Fortalecer a competitividade da banda larga fixa

É necessário pontuar que as redes Wi-Fi são um complemento indissociável da banda larga fixa. É inconcebível para qualquer usuário de banda larga fixa, atualmente, manter seus dispositivos conectados apenas por cabos dentro da sua residência ou empresa. Pensando dessa forma, as redes Wi-Fi acabam possibilitando que a banda larga fixa possa escoar tráfego com uma pequena mobilidade e, assim, concorrer com a banda larga móvel em ambientes limitados.

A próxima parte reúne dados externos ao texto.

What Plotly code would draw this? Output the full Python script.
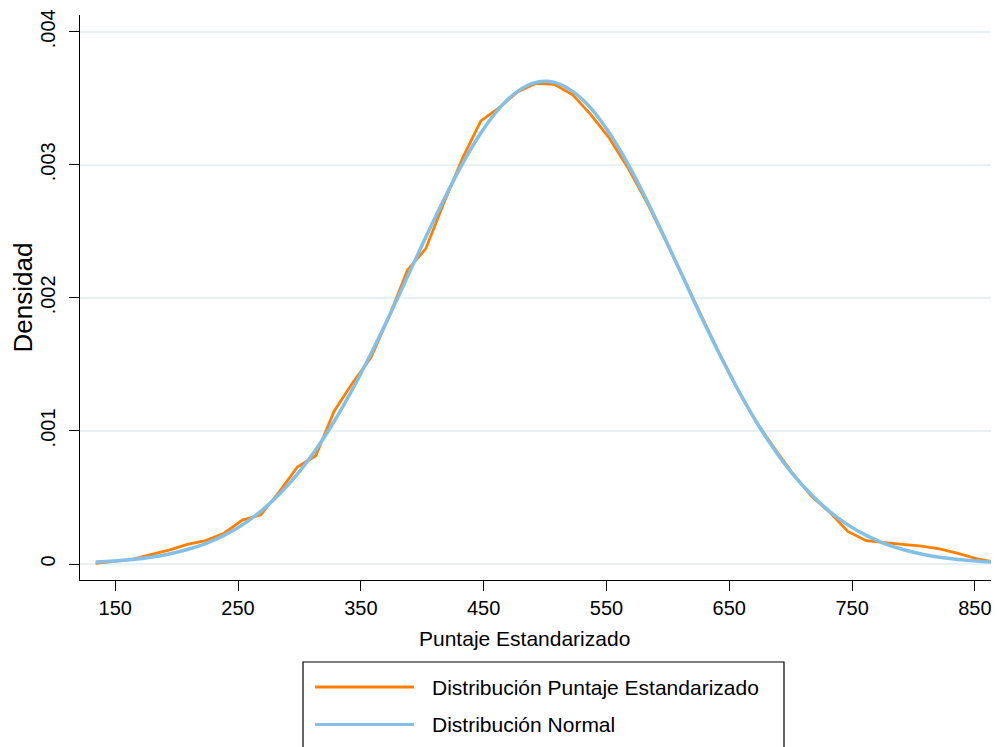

Nesse sentido, a alocação de toda a faixa de 6 GHz para possibilitar a evolução das redes Wi-Fi torna mais simétrica a competição entre a banda larga fixa e a banda larga móvel. Isso tem ainda mais relevância no contexto brasileiro, onde o mercado de banda larga fixa tem mais de 20 mil prestadoras atuando e onde 52% dos acessos é garantido por prestadoras regionais ou PPPs – prestadoras de pequeno porte. Diferentemente da banda larga móvel, cuja concentração de mercado revela que 97% dos acessos são providos pelas gigantes Tim, Vivo e Claro. Mesmo os assinantes da banda larga móvel, como é o meu caso, quando estão em ambientes com acesso Wi-Fi, optam por economizar seu plano de dados móveis.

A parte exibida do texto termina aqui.